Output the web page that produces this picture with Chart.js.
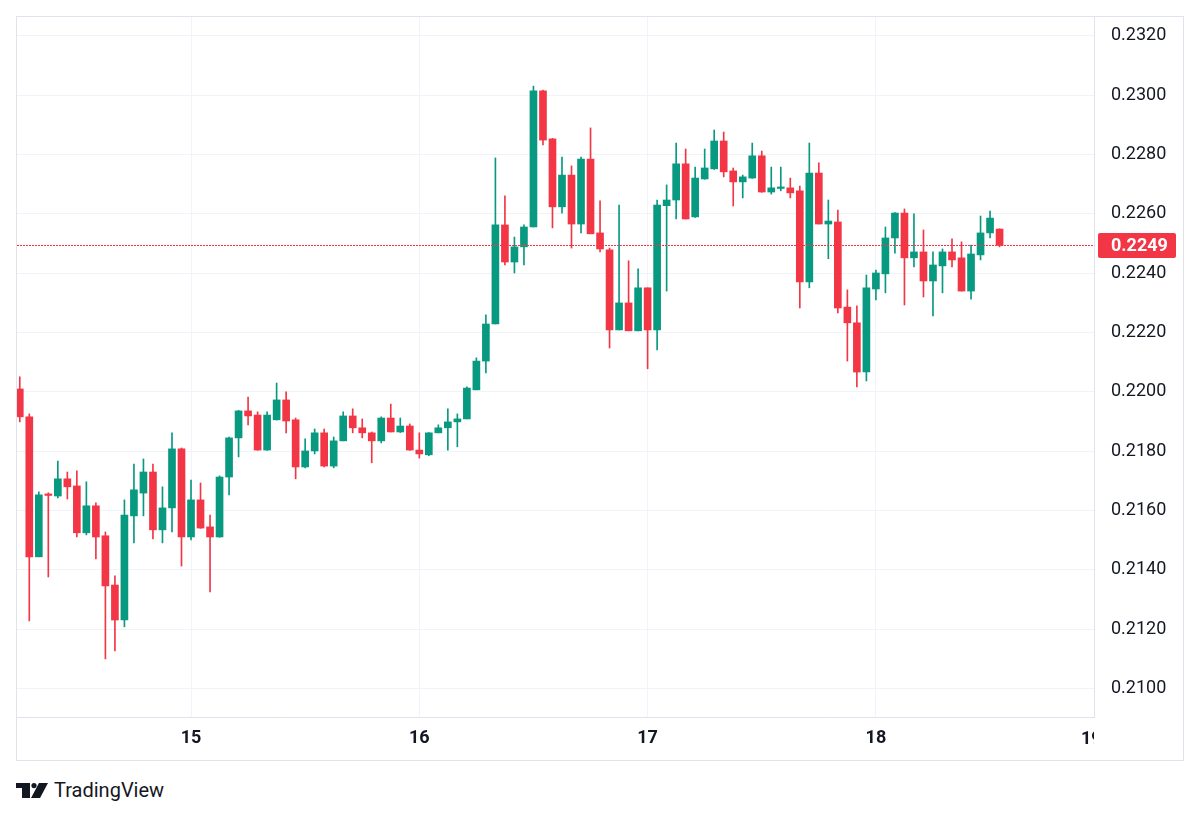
<!DOCTYPE html>
<html lang="en">
<head>
  <meta charset="UTF-8">
  <title>Hourly candles</title>
  <script src="https://cdn.jsdelivr.net/npm/chart.js"></script>
  <style>
    body {
      margin: 0;
      background: #ffffff;
      width: 1200px;
      height: 817px;
      position: relative;
      overflow: hidden;
    }

    .frame {
      position: absolute;
      left: 16px;
      top: 16px;
      width: 1166px;
      height: 743px;
      border: 1px solid #e0e3eb;
    }

    .brand {
      position: absolute;
      left: 16px;
      top: 778px;
      display: flex;
      align-items: center;
      font-family: Roboto, sans-serif;
      font-size: 20px;
      color: #131722;
    }

    .brand svg {
      margin-right: 6px;
    }
  </style>
</head>
<body>
  <div class="frame">
    <canvas id="grafico"></canvas>
  </div>

  <div class="brand">
    <svg width="32" height="15" viewBox="0 0 32 15">
      <rect x="0" y="0" width="14" height="5" fill="#131722"/>
      <rect x="6" y="0" width="8" height="15" fill="#131722"/>
      <circle cx="18" cy="2.6" r="2.6" fill="#131722"/>
      <polygon points="23,0 32,0 24,15 15,15" fill="#131722"/>
    </svg>
    <span>TradingView</span>
  </div>

  <script>
    // hourly candles, first one is day 14 at 06:00
    const firstHour = 14 + 6 / 24;

    const open = [
      0.22010, 0.21916, 0.21444, 0.21656, 0.21649, 0.21707, 0.21683, 0.21525, 0.21616, 0.21515,
      0.21349, 0.21231, 0.21582, 0.21659, 0.21730, 0.21535, 0.21609, 0.21808, 0.21511, 0.21636,
      0.21545, 0.21511, 0.21713, 0.21845, 0.21936, 0.21922, 0.21804, 0.21906, 0.21973, 0.21906,
      0.21747, 0.21801, 0.21862, 0.21750, 0.21835, 0.21919, 0.21879, 0.21862, 0.21835, 0.21912,
      0.21865, 0.21885, 0.21804, 0.21788, 0.21862, 0.21879, 0.21899, 0.21909, 0.22007, 0.22104,
      0.22229, 0.22563, 0.22438, 0.22489, 0.22556, 0.23015, 0.22853, 0.22624, 0.22731, 0.22566,
      0.22785, 0.22536, 0.22479, 0.22209, 0.22300, 0.22206, 0.22351, 0.22209, 0.22628, 0.22647,
      0.22769, 0.22590, 0.22718, 0.22752, 0.22846, 0.22745, 0.22708, 0.22721, 0.22796, 0.22674,
      0.22686, 0.22688, 0.22678, 0.22371, 0.22738, 0.22566, 0.22573, 0.22286, 0.22233, 0.22067,
      0.22347, 0.22398, 0.22519, 0.22603, 0.22452, 0.22472, 0.22374, 0.22425, 0.22472, 0.22452,
      0.22340, 0.22462, 0.22536, 0.22549
    ];
    const high = [
      0.22051, 0.21926, 0.21663, 0.21660, 0.21767, 0.21730, 0.21734, 0.21697, 0.21626, 0.21528,
      0.21380, 0.21636, 0.21757, 0.21774, 0.21757, 0.21680, 0.21862, 0.21811, 0.21703, 0.21693,
      0.21585, 0.21717, 0.21848, 0.21938, 0.21983, 0.21933, 0.21933, 0.22030, 0.22000, 0.21912,
      0.21842, 0.21875, 0.21875, 0.21848, 0.21933, 0.21943, 0.21909, 0.21865, 0.21916, 0.21959,
      0.21912, 0.21892, 0.21862, 0.21863, 0.21889, 0.21943, 0.21926, 0.22017, 0.22115, 0.22260,
      0.22789, 0.22661, 0.22522, 0.22563, 0.23031, 0.23018, 0.22855, 0.22792, 0.22762, 0.22792,
      0.22890, 0.22644, 0.22485, 0.22630, 0.22442, 0.22415, 0.22351, 0.22647, 0.22698, 0.22839,
      0.22819, 0.22758, 0.22819, 0.22883, 0.22876, 0.22755, 0.22731, 0.22839, 0.22812, 0.22758,
      0.22758, 0.22721, 0.22694, 0.22839, 0.22772, 0.22647, 0.22613, 0.22344, 0.22290, 0.22394,
      0.22411, 0.22556, 0.22605, 0.22617, 0.22600, 0.22546, 0.22472, 0.22482, 0.22516, 0.22506,
      0.22495, 0.22593, 0.22610, 0.22550
    ];
    const low = [
      0.21899, 0.21228, 0.21444, 0.21376, 0.21643, 0.21639, 0.21511, 0.21518, 0.21437, 0.21100,
      0.21127, 0.21208, 0.21491, 0.21582, 0.21504, 0.21491, 0.21528, 0.21413, 0.21501, 0.21540,
      0.21326, 0.21510, 0.21653, 0.21781, 0.21889, 0.21803, 0.21803, 0.21905, 0.21862, 0.21707,
      0.21744, 0.21791, 0.21747, 0.21744, 0.21835, 0.21862, 0.21845, 0.21761, 0.21828, 0.21865,
      0.21863, 0.21803, 0.21777, 0.21785, 0.21862, 0.21804, 0.21815, 0.21909, 0.22007, 0.22064,
      0.22229, 0.22428, 0.22401, 0.22428, 0.22556, 0.22833, 0.22553, 0.22603, 0.22485, 0.22536,
      0.22533, 0.22472, 0.22148, 0.22209, 0.22206, 0.22206, 0.22078, 0.22142, 0.22340, 0.22583,
      0.22583, 0.22588, 0.22717, 0.22750, 0.22725, 0.22627, 0.22654, 0.22720, 0.22673, 0.22667,
      0.22678, 0.22654, 0.22283, 0.22351, 0.22566, 0.22449, 0.22266, 0.22104, 0.22017, 0.22037,
      0.22310, 0.22334, 0.22468, 0.22293, 0.22421, 0.22320, 0.22256, 0.22334, 0.22421, 0.22340,
      0.22313, 0.22445, 0.22519, 0.22489
    ];
    const close = [
      0.21916, 0.21444, 0.21653, 0.21651, 0.21707, 0.21680, 0.21525, 0.21616, 0.21511, 0.21346,
      0.21231, 0.21585, 0.21670, 0.21730, 0.21535, 0.21609, 0.21808, 0.21511, 0.21636, 0.21541,
      0.21511, 0.21713, 0.21845, 0.21936, 0.21919, 0.21804, 0.21922, 0.21973, 0.21902, 0.21747,
      0.21801, 0.21862, 0.21750, 0.21835, 0.21919, 0.21879, 0.21862, 0.21835, 0.21912, 0.21865,
      0.21885, 0.21804, 0.21791, 0.21862, 0.21879, 0.21899, 0.21909, 0.22013, 0.22104, 0.22229,
      0.22563, 0.22438, 0.22489, 0.22556, 0.23015, 0.22849, 0.22624, 0.22731, 0.22566, 0.22785,
      0.22533, 0.22482, 0.22209, 0.22300, 0.22206, 0.22351, 0.22209, 0.22630, 0.22647, 0.22769,
      0.22583, 0.22721, 0.22755, 0.22846, 0.22742, 0.22708, 0.22725, 0.22796, 0.22674, 0.22688,
      0.22691, 0.22671, 0.22371, 0.22738, 0.22566, 0.22576, 0.22283, 0.22233, 0.22067, 0.22351,
      0.22401, 0.22519, 0.22603, 0.22452, 0.22472, 0.22374, 0.22428, 0.22472, 0.22445, 0.22340,
      0.22465, 0.22536, 0.22586, 0.22494
    ];

    const dayTicks = [15, 16, 17, 18];
    const priceTicks = [0.2100, 0.2120, 0.2140, 0.2160, 0.2180, 0.2200, 0.2220, 0.2240, 0.2260, 0.2280, 0.2300, 0.2320];

    const upColor = '#089981';
    const downColor = '#f23645';
    const textColor = '#131722';
    const fontName = 'Roboto, sans-serif';

    const times = open.map((o, i) => firstHour + i / 24);
    const colors = open.map((o, i) => close[i] >= o ? upColor : downColor);

    const wicks = times.map((t, i) => ({ x: t, y: [low[i], high[i]] }));
    const bodies = times.map((t, i) => ({ x: t, y: [open[i], close[i]] }));

    // dotted last price line + red price tag + the cut "19" label
    const lastPricePlugin = {
      id: 'lastPrice',
      afterDatasetsDraw(chart) {
        const ctx = chart.ctx;
        const area = chart.chartArea;
        const last = close[close.length - 1];
        const y = Math.round(chart.scales.y.getPixelForValue(last));

        ctx.save();
        ctx.fillStyle = downColor;
        for (let x = Math.round(area.left); x < area.right; x += 3) {
          ctx.fillRect(x, y, 2, 1);
        }
        ctx.restore();
      },
      afterDraw(chart) {
        const ctx = chart.ctx;
        const area = chart.chartArea;
        const last = close[close.length - 1];
        const y = Math.round(chart.scales.y.getPixelForValue(last));

        ctx.save();
        ctx.fillStyle = downColor;
        ctx.beginPath();
        ctx.roundRect(area.right + 4, y - 12, 78, 25, 2);
        ctx.fill();
        ctx.fillStyle = '#ffffff';
        ctx.font = 'bold 18px ' + fontName;
        ctx.textBaseline = 'middle';
        ctx.textAlign = 'left';
        ctx.fillText(last.toFixed(4), area.right + 17, y + 1);
        ctx.restore();

        // next day label, clipped by the price scale like in the original
        ctx.save();
        ctx.beginPath();
        ctx.rect(area.left, area.bottom + 1, area.right - area.left, 42);
        ctx.clip();
        ctx.fillStyle = textColor;
        ctx.font = 'bold 18px ' + fontName;
        ctx.textAlign = 'left';
        ctx.textBaseline = 'middle';
        ctx.fillText('19', area.right - 13, area.bottom + 22);
        ctx.restore();
      }
    };

    const ctx = document.getElementById('grafico').getContext('2d');

    new Chart(ctx, {
      type: 'bar',
      data: {
        datasets: [
          {
            label: 'wick',
            data: wicks,
            backgroundColor: colors,
            barThickness: 1,
            minBarLength: 1,
            grouped: false,
            order: 2
          },
          {
            label: 'body',
            data: bodies,
            backgroundColor: colors,
            barThickness: 7,
            minBarLength: 1,
            grouped: false,
            order: 1
          }
        ]
      },
      options: {
        responsive: true,
        maintainAspectRatio: false,
        animation: false,
        events: [],
        layout: { padding: 0 },
        plugins: {
          legend: { display: false },
          tooltip: { enabled: false }
        },
        scales: {
          x: {
            type: 'linear',
            offset: false,
            min: 14.2378,
            max: 18.9553,
            grid: { color: '#f0f3fa', offset: false, drawTicks: false },
            border: { display: true, color: '#e0e3eb' },
            afterBuildTicks(scale) {
              scale.ticks = dayTicks.map(v => ({ value: v }));
            },
            afterFit(scale) {
              scale.height = 43;
              scale.paddingLeft = 0;
              scale.paddingRight = 0;
            },
            ticks: {
              maxRotation: 0,
              autoSkip: false,
              padding: 11,
              color: textColor,
              font: { family: fontName, size: 18, weight: 'bold' },
              callback: v => String(v)
            }
          },
          y: {
            position: 'right',
            min: 0.20904,
            max: 0.23264,
            grid: { color: '#f0f3fa', drawTicks: false },
            border: { display: true, color: '#e0e3eb' },
            afterBuildTicks(scale) {
              scale.ticks = priceTicks.map(v => ({ value: v }));
            },
            afterFit(scale) {
              scale.width = 89;
              scale.paddingTop = 0;
              scale.paddingBottom = 0;
            },
            ticks: {
              padding: 17,
              color: textColor,
              font: { family: fontName, size: 18 },
              callback: v => v.toFixed(4)
            }
          }
        }
      },
      plugins: [lastPricePlugin]
    });
  </script>
</body>
</html>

**Written exercise:** Return only the lines running from the top of the data to the line that holds "const firstHour = 14 + 6 / 24;". Include both of those lines, but skip the pictures.

**Written reply:**
Output the web page that produces this picture with Chart.js.
<!DOCTYPE html>
<html lang="en">
<head>
  <meta charset="UTF-8">
  <title>Hourly candles</title>
  <script src="https://cdn.jsdelivr.net/npm/chart.js"></script>
  <style>
    body {
      margin: 0;
      background: #ffffff;
      width: 1200px;
      height: 817px;
      position: relative;
      overflow: hidden;
    }

    .frame {
      position: absolute;
      left: 16px;
      top: 16px;
      width: 1166px;
      height: 743px;
      border: 1px solid #e0e3eb;
    }

    .brand {
      position: absolute;
      left: 16px;
      top: 778px;
      display: flex;
      align-items: center;
      font-family: Roboto, sans-serif;
      font-size: 20px;
      color: #131722;
    }

    .brand svg {
      margin-right: 6px;
    }
  </style>
</head>
<body>
  <div class="frame">
    <canvas id="grafico"></canvas>
  </div>

  <div class="brand">
    <svg width="32" height="15" viewBox="0 0 32 15">
      <rect x="0" y="0" width="14" height="5" fill="#131722"/>
      <rect x="6" y="0" width="8" height="15" fill="#131722"/>
      <circle cx="18" cy="2.6" r="2.6" fill="#131722"/>
      <polygon points="23,0 32,0 24,15 15,15" fill="#131722"/>
    </svg>
    <span>TradingView</span>
  </div>

  <script>
    // hourly candles, first one is day 14 at 06:00
    const firstHour = 14 + 6 / 24;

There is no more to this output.